Five percent of the profits from Tropical Items Madagascar goes back to the village co-ops for health-care needs, and another five percent goes to education. The couple sold $5,000 worth of products last year after launching Tropical Items Madagascar, and so far this year they've already sold $7,000.
Clarissa Montoya, program manager for the YouthWorks program at the Microbusiness Development Center, which provided a small loan to Tropical Items Madagascar to get off the ground, knows Rakotonirina as more than just as a client. "She attends a lot of our monthly events" to learn about business, she says, "but also I know her because I've seen her at the Outdoor Market and bought some things, and so have some other people in our office. For the craftsmanship and what goes into the products, they're extremely cheap prices."

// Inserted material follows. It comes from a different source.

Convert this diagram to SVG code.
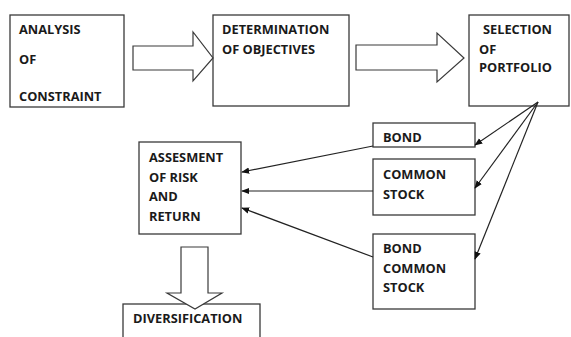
<svg xmlns="http://www.w3.org/2000/svg" width="571" height="337" viewBox="0 0 571 337">
<style>
.box{fill:#fff;stroke:#3a3a3a;stroke-width:1.3}
.blk{fill:#fff;stroke:#3a3a3a;stroke-width:1.2;stroke-linejoin:miter}
.t{font-family:"Open Sans","Liberation Sans",sans-serif;font-weight:bold;font-size:12.8px;fill:#1a1a1a}
.ln{stroke:#222;stroke-width:1.2;fill:none;marker-end:url(#ah)}
</style>
<defs>
<marker id="ah" viewBox="0 0 10 10" refX="9" refY="5" markerWidth="8" markerHeight="8" markerUnits="userSpaceOnUse" orient="auto">
<path d="M0,1 L10,5 L0,9 z" fill="#111"/>
</marker>
</defs>
<rect width="571" height="337" fill="#fff"/>
<g id="analysis">
<rect class="box" x="10" y="15" width="114" height="92"/>
<text class="t" x="19" y="34">ANALYSIS</text>
<text class="t" x="19" y="64">OF</text>
<text class="t" x="19" y="101">CONSTRAINT</text>
</g>
<g id="determination">
<rect class="box" x="213" y="15" width="136" height="91"/>
<text class="t" x="222" y="34">DETERMINATION</text>
<text class="t" x="222" y="54">OF OBJECTIVES</text>
</g>
<g id="selection">
<rect class="box" x="469" y="15" width="100" height="91"/>
<text class="t" x="483" y="34">SELECTION</text>
<text class="t" x="479" y="54">OF</text>
<text class="t" x="479" y="72">PORTFOLIO</text>
</g>
<g id="bond">
<rect class="box" x="373" y="123" width="102" height="24"/>
<text class="t" x="383" y="142">BOND</text>
</g>
<g id="common-stock">
<rect class="box" x="373" y="159" width="102" height="56"/>
<text class="t" x="383" y="179">COMMON</text>
<text class="t" x="383" y="199">STOCK</text>
</g>
<g id="bond-common-stock">
<rect class="box" x="373" y="234" width="102" height="75"/>
<text class="t" x="383" y="253">BOND</text>
<text class="t" x="383" y="273">COMMON</text>
<text class="t" x="383" y="292">STOCK</text>
</g>
<g id="assessment">
<rect class="box" x="139" y="142" width="102" height="92"/>
<text class="t" x="149" y="162">ASSESMENT</text>
<text class="t" x="149" y="182">OF RISK</text>
<text class="t" x="149" y="201">AND</text>
<text class="t" x="149" y="221">RETURN</text>
</g>
<g id="diversification">
<rect class="box" x="123" y="304" width="137" height="40"/>
<text class="t" x="133" y="323">DIVERSIFICATION</text>
</g>
<g id="connectors">
<path class="blk" d="M133,46 H193 V32 L213,58 L193,81 V70 H133 Z"/>
<path class="blk" d="M356,45 H437 V33 L464,58 L437,82 V70 H356 Z"/>
<path class="blk" d="M181,247 H208 V293 H222 L195,309 L167,293 H181 Z"/>
<line class="ln" x1="538" y1="102" x2="475" y2="145"/>
<line class="ln" x1="538" y1="102" x2="475" y2="188"/>
<line class="ln" x1="538" y1="102" x2="475" y2="259"/>
<line class="ln" x1="373" y1="146" x2="242" y2="172"/>
<line class="ln" x1="373" y1="191" x2="242" y2="191"/>
<line class="ln" x1="373" y1="257" x2="242" y2="208"/>
</g>
</svg>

The costs are kept low in part because business is a family affair, with communications helped by the Internet. Rakotonirina sends e-mails requesting products to her sister, a college student in the capitol city of Antananarivo. Her sister travels to their home village and passes the message to their mother, who distributes it to the villagers.
When they first started, the couple piled up the goods from Madagascar in their Boulder home. A few months ago, they had to rent storage space to accommodate the growing inventory. "Our house was stuffed," she says, laughing.
Although the business is growing, Rakotonirina realizes this is no get-rich scheme, and that's fine with her. She didn't start Tropical Items to make a full-time living as an importer, and she wasn't dreaming of quitting her job as a teacher. In fact, she isn't planning on ever giving up her original career.
"Both experiences have been really rewarding to me," she says. "I feel much more positive about my life by doing both."